Tenho andado a reler “Memorial do Convento” que já em
tempos antanhos precisei de ler, por dever de ofício e resolvi retomar, para
relembrar uma obra bem integrada ainda nas leituras obrigatórias do 12º ano, se
bem que me espante tal imposição, em época de tanta fixidez de atenção, desde a
mais tenra idade, num aparelhozinho digital, que, dificilmente, torna acessível
a leitura de uma obra de tal envergadura espiritual como é este “Memorial do Convento”.

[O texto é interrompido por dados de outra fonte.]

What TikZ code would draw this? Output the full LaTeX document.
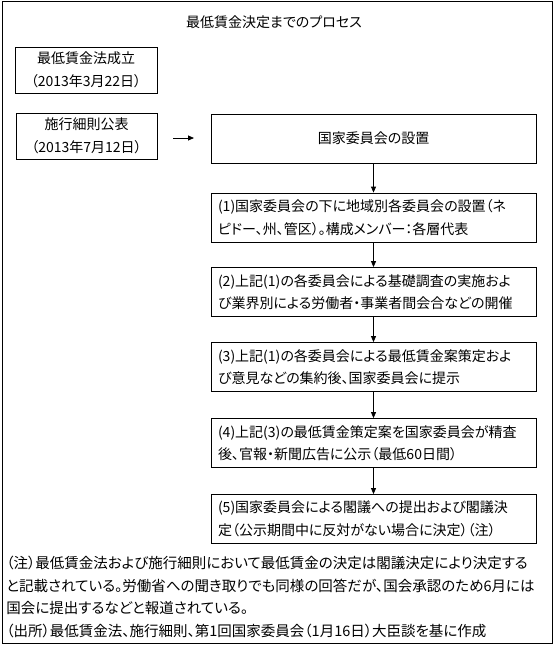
\documentclass[tikz,border=0pt]{standalone}
\usepackage{fontspec}
\setmainfont{Noto Sans CJK JP}[RawFeature=+palt]
\usetikzlibrary{arrows.meta}
\begin{document}
\begin{tikzpicture}[x=1pt, y=-1pt, line width=0.8pt, >={Triangle[length=6pt,width=5pt]},
    box/.style={draw, inner sep=0pt, font=\fontsize{14pt}{22.5pt}\selectfont},
    stepbox/.style={box, minimum width=325pt, minimum height=49pt, text width=311pt, align=left}]
            \useasboundingbox (0,0) rectangle (555,648);
            \draw (2,1) rectangle (552,643);

            \node[font=\fontsize{14pt}{22pt}\selectfont] (title) at (274,22) {最低賃金決定までのプロセス};

            \node[box, minimum width=142pt, minimum height=46pt, align=center] (law) at (86,70) {最低賃金法成立\\（2013年3月22日）};
            \node[box, minimum width=141pt, minimum height=46pt, align=center] (rule) at (86.5,136) {施行細則公表\\（2013年7月12日）};
            \node[box, minimum width=325pt, minimum height=49pt] (nc) at (373.5,138.5) {国家委員会の設置};

            \node[stepbox] (s1) at (373.5,217.5) {(1)国家委員会の下に地域別各委員会の設置（ネ\\ピドー、州、管区）。構成メンバー：各層代表};
            \node[stepbox] (s2) at (373.5,292) {(2)上記(1)の各委員会による基礎調査の実施およ\\び業界別による労働者・事業者間会合などの開催};
            \node[stepbox] (s3) at (373.5,367) {(3)上記(1)の各委員会による最低賃金案策定およ\\び意見などの集約後、国家委員会に提示};
            \node[stepbox] (s4) at (373.5,443) {(4)上記(3)の最低賃金策定案を国家委員会が精査\\後、官報・新聞広告に公示（最低60日間）};
            \node[stepbox] (s5) at (373.5,519) {(5)国家委員会による閣議への提出および閣議決\\定（公示期間中に反対がない場合に決定）（注）};

            \coordinate (a1) at (173,138);
            \coordinate (a2) at (194,138);
            \draw[->] (a1) -- (a2);
            \draw[->] (nc) -- (s1);
            \draw[->] (s1) -- (s2);
            \draw[->] (s2) -- (s3);
            \draw[->] (s3) -- (s4);
            \draw[->] (s4) -- (s5);

            \node[anchor=north west, inner sep=0pt, align=left, font=\fontsize{14.5pt}{22.4pt}\selectfont] (note) at (6,556)
                {（注）最低賃金法および施行細則において最低賃金の決定は閣議決定により決定する\\
                 と記載されている。労働省への聞き取りでも同様の回答だが、国会承認のため6月には\\
                 国会に提出するなどと報道されている。\\
                 （出所）最低賃金法、施行細則、第1回国家委員会（1月16日）大臣談を基に作成};
        \end{tikzpicture}
\end{document}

Obra minuciosa de investigação,
sapientíssima de conhecimento humano, moldada, é certo, no cadinho batalhador
de um espírito simultaneamente sério e jocoso, que de tudo faz cenário, quer do
panorama social abrangente, quer do estilo distintivo com que acompanha a
diversa trama narrativa, quer da diversa paisagem que tão minuciosamente
transpõe, quer do percurso histórico que tão afincadamente buscou, quer, enfim,
da própria língua cuja gramática, sobretudo na dialogação integrada na
sequência narrativa, acompanha o fluir da vida, numa criatividade discursiva
que tudo refunde, temporalidade e intriga, o narrador não participante e sempre
presente, em comentários de reflexão, séria ou mordaz, o aqui e agora
impondo-se, o hoje e o amanhã salientes na trama, não na boca das personagens,
mas do próprio narrador, o tal não
participante e sempre saliente na sua contemporaneidade de condução e
reflexão.
Mas o que me levou a este ligeiro
comentário foi o texto anterior sobre o tal “discurso do ódio” que a Professora
Universitária Patrícia
Fernandes tratou no seu artigo, que veio de encontro ao meu
pensamento sobre uma tão rica obra que é esta do nosso segundo Prémio Nobel, e
no entanto escrita com o facciosismo tão dos nossos tempos, de indignação em Saramago - por divertida que seja – contra as
classes da primazia, de simpatia e comiseração, embora com igual riqueza e
força expressiva, no caso dos populares explorados, ou com os seus dons
próprios, como os protagonistas Blimunda e Baltazar e os sábios que deram projecção
intelectual ou moral ao enredo, como Bartolomeu de Gusmão, o criador da “passarola”,
peça chave na intriga, afinal de simbolismos vários, que, de certo modo,
contribuem para uma “tournure” um tanto
artificial e cansativa da sua intenção poética, mau grado a mordacidade.
Apenas um cheirinho, todavia, a essa
mordacidade, como diversão do nosso agrado:
“Bem servido de milagres,
igualmente. Ainda é cedo para falar deste que se prepara, aliás milagre não
tanto, mas simples obséquio divino, descimento de olhar piedoso e propiciatório
para um ventre sáfaro, que há-de ser o nascimento do infante na hora própria,
mas é justamente tempo de mencionar veros e certificados milagres que, por
virem da mesma e ardentíssima sarça franciscana, bem auguram da promessa do rei”.